The newspaper described how Sen. John Ensign (R-Nev.), a foe of the immigration bill, “took the bill’s core supporters by surprise” by offering an amendment that would prevent undocumented immigrants in the United States from claiming Social Security credit for the years they worked with forged Social Security numbers. The move was intended to break apart a fragile bipartisan coalition for the bill. The newspaper added:
The vote count was 49-49, when Sen. Mark Pryor (D) of Arkansas was walking up the steps toward the Senate floor. “Hurry! We need your vote!” cried a Democratic staffer, who had been tracking the vote no one expected would be so close. With Senator Pryor’s vote, the amendment was defeated [50-49].
The very next paragraph offers an observation from Sen. Lindsey Graham (R-S.C.), a supporter of the bill, who along with 10 other Republicans voted against the Ensign amendment: “A lot of us took tough votes where we would have liked to vote the other way, but we didn’t, because we wanted to hold the coalition together.”

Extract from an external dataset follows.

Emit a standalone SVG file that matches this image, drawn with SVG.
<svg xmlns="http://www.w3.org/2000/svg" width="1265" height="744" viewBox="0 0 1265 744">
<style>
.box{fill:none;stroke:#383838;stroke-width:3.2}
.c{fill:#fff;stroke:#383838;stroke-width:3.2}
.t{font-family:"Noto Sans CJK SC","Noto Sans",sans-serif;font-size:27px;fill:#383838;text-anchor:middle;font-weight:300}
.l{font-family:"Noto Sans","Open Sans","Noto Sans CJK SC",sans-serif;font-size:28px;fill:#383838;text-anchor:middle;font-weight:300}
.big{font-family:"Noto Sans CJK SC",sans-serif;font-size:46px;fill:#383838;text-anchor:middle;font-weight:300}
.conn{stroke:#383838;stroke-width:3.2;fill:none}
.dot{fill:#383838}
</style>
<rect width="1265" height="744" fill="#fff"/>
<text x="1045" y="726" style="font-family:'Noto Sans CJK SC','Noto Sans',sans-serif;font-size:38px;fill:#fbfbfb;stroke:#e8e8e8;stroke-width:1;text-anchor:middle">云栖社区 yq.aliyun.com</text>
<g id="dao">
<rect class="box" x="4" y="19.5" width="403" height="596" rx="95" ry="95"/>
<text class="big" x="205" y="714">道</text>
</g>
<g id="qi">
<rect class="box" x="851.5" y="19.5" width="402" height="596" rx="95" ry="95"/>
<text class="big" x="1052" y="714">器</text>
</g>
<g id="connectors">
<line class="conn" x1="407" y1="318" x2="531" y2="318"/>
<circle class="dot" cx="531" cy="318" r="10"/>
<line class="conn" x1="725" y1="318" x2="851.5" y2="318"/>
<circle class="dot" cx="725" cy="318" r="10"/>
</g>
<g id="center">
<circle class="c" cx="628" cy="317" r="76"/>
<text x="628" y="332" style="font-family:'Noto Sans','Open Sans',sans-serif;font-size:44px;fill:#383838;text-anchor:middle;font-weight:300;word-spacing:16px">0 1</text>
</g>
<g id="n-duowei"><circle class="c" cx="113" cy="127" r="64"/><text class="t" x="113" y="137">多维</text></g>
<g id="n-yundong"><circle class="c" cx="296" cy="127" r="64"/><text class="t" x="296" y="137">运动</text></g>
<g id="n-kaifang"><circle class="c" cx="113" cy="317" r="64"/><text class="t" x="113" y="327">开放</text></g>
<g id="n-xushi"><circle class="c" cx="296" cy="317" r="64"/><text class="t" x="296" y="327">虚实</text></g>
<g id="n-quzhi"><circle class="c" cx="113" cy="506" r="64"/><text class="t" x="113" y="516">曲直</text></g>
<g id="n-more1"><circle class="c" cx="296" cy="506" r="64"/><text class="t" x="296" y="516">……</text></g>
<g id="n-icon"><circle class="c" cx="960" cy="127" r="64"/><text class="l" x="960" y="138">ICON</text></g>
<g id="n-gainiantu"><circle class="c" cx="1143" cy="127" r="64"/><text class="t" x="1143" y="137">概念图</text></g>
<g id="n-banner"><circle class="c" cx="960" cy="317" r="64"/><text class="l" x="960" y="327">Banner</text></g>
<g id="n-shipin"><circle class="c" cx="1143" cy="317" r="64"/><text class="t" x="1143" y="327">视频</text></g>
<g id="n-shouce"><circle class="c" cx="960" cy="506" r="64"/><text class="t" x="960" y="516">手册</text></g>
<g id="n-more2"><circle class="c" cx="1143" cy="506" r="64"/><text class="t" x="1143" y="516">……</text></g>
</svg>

In other word’s Pryor’s vote was part of an effort to defeat a poison pill amendment — and he was joined by a number of Republicans who wanted to keep the bill intact. (For the record, Obama, then a senator, also voted against the amendment.) The broader immigration bill ultimately passed the Senate by a vote of 62-36, but never became law.

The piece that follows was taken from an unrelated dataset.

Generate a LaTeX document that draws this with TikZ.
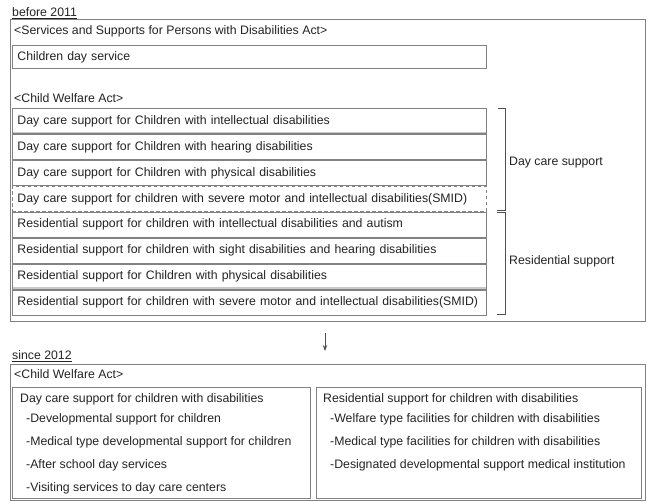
\documentclass[tikz,border=0pt]{standalone}
\usepackage{fontspec}
\setmainfont{Liberation Sans}
\usetikzlibrary{arrows.meta}
\definecolor{txt}{RGB}{35,35,35}
\definecolor{bord}{RGB}{130,130,130}
\definecolor{brk}{RGB}{80,80,80}
\definecolor{shade}{RGB}{200,200,200}
\newcommand{\fs}{\fontsize{12.3}{15}\selectfont}
\tikzset{
  lbl/.style={font=\fs, text=txt, inner sep=0pt, anchor=west},
  frame/.style={draw=bord, line width=0.8pt},
  rowbox/.style={draw=bord, line width=0.8pt, anchor=north west, minimum width=474pt,
     minimum height=25pt, text width=464pt, inner xsep=5pt, inner ysep=0pt, align=left,
     font=\fs, text=txt},
  dashbox/.style={rowbox, dashed, dash pattern=on 3.5pt off 2.5pt},
  shadowline/.style={draw=shade, line width=1.6pt},
  bracket/.style={draw=brk, line width=0.8pt},
  arr/.style={draw=brk, line width=0.8pt, -{Stealth[length=6pt,width=4.5pt]}},
  inbox/.style={draw=bord, line width=0.8pt, anchor=north west, inner sep=0pt},
}
\begin{document}
\begin{tikzpicture}[x=1pt,y=-1pt]
\useasboundingbox (0,0) rectangle (648,501);
% ---------- before 2011 ----------
\node[lbl] (before) at (12,13) {\underline{before 2011}};
\node[frame, anchor=north west, minimum width=635pt, minimum height=302pt, inner sep=0pt] (outerA) at (10,19) {};
\node[lbl] (ssact) at (14,31) {<Services and Supports for Persons with Disabilities Act>};
\node[rowbox, minimum height=23pt] (cds) at (12,45) {Children day service};
\node[lbl] (cwaA) at (14,98) {<Child Welfare Act>};
\node[rowbox] (d1) at (12,108) {Day care support for Children with intellectual disabilities};
\node[rowbox] (d2) at (12,134) {Day care support for Children with hearing disabilities};
\node[rowbox] (d3) at (12,160) {Day care support for Children with physical disabilities};
\node[dashbox] (d4) at (12,186) {\mbox{Day care support for children with severe motor and intellectual disabilities(SMID)}};
\node[rowbox] (r1) at (12,211.5) {Residential support for children with intellectual disabilities and autism};
\node[rowbox] (r2) at (12,237.5) {Residential support for children with sight disabilities and hearing disabilities};
\node[rowbox] (r3) at (12,263.5) {Residential support for Children with physical disabilities};
\node[rowbox] (r4) at (12,289.5) {\mbox{Residential support for children with severe motor and intellectual disabilities(SMID)}};
% faint shadow bands under some boxes
\draw[shadowline] ([xshift=0.8pt,yshift=1.2pt]d1.south west) -- ([xshift=-0.8pt,yshift=1.2pt]d1.south east);
\draw[shadowline] ([xshift=0.8pt,yshift=1.2pt]r3.south west) -- ([xshift=-0.8pt,yshift=1.2pt]r3.south east);
% brackets
\coordinate (b1a) at (498,108);
\coordinate (b1b) at (505,108);
\coordinate (b1c) at (505,210);
\coordinate (b1d) at (497,210);
\draw[bracket] (b1a) -- (b1b) -- (b1c) -- (b1d);
\coordinate (b2a) at (497,212);
\coordinate (b2b) at (505,212);
\coordinate (b2c) at (505,314);
\coordinate (b2d) at (497,314);
\draw[bracket] (b2a) -- (b2b) -- (b2c) -- (b2d);
\node[lbl] (dcs) at (509,163) {Day care support};
\node[lbl] (rs) at (509,261) {Residential support};
% arrow
\coordinate (arrTop) at (325,333);
\coordinate (arrBot) at (325,351);
\draw[arr] (arrTop) -- (arrBot);
% ---------- since 2012 ----------
\node[lbl] (since) at (12,356) {\underline{since 2012}};
\node[frame, anchor=north west, minimum width=635pt, minimum height=136pt, inner sep=0pt] (outerB) at (10,364) {};
\node[lbl] (cwaB) at (14,374) {<Child Welfare Act>};
\node[inbox, minimum width=298pt, minimum height=111pt] (left) at (12,387) {};
\node[inbox, minimum width=325pt, minimum height=111pt] (right) at (316,387) {};
\node[lbl] (lt) at (20,399) {Day care support for children with disabilities};
\node[lbl] (l1) at (26,419) {-Developmental support for children};
\node[lbl] (l2) at (26,442) {-Medical type developmental support for children};
\node[lbl] (l3) at (26,465) {-After school day services};
\node[lbl] (l4) at (26,488) {-Visiting services to day care centers};
\node[lbl] (rt) at (323,399) {Residential support for children with disabilities};
\node[lbl] (q1) at (330,419) {-Welfare type facilities for children with disabilities};
\node[lbl] (q2) at (330,442) {-Medical type facilities for children with disabilities};
\node[lbl] (q3) at (330,465) {-Designated developmental support medical institution};
\end{tikzpicture}
\end{document}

But that’s not the whole story. In 2007, Ensign twice offered a version of his amendment again — and both times, Pryor voted for it. When Ensign altered his proposal so that it barred the Social Security Administration from spending money to process such back claims from formerly undocumented immigrants, he scored an overwhelming 92-2 victory. The provision remains in law, and the SSA refers to it as the “Ensign amendment.”
That’s still not the end of the story. Remember the 2013 debate over a comprehensive immigration law? Yet another amendment sought to make the ban on receiving past credit permanent (the Ensign Amendment, after all, just prevents the spending of money to process claims). Pryor not only voted for this amendment, but he was listed as a cosponsor as well.
To recap, workers who are in the country illegally cannot get Social Security benefits, even if they have paid into the system. They can no longer get credit for those payments even if they become legal residents — because of a change in the law that Pryor supported. Moreover, there is currently no effort in Congress or the Obama administration to change that reality.
The Pinocchio Test
Why would a campaign rehash a claim that has been so thoroughly discredited? Polls clearly must show that the allegation moves voters, enough so the campaign tries to bulldoze past the facts.
Voters need to be especially wary of claims that appear to be largely based on votes from many years ago. Cotton is highlighting a minor vote from eight years ago, ignoring Pryor’s more recent and more substantive votes — not to mention the fact that law was changed to prevent the processing of such claims.
Moreover, no matter what one might think of the initial vote, there’s certainly no justification for the ad to assert that “on illegal immigration, Pryor never takes your side” — given that he voted three out of four times against undocumented immigrants on this issue.
For reviving a long-discredited claim, in the face of contrary facts, the Cotton campaign earns Four Pinocchios.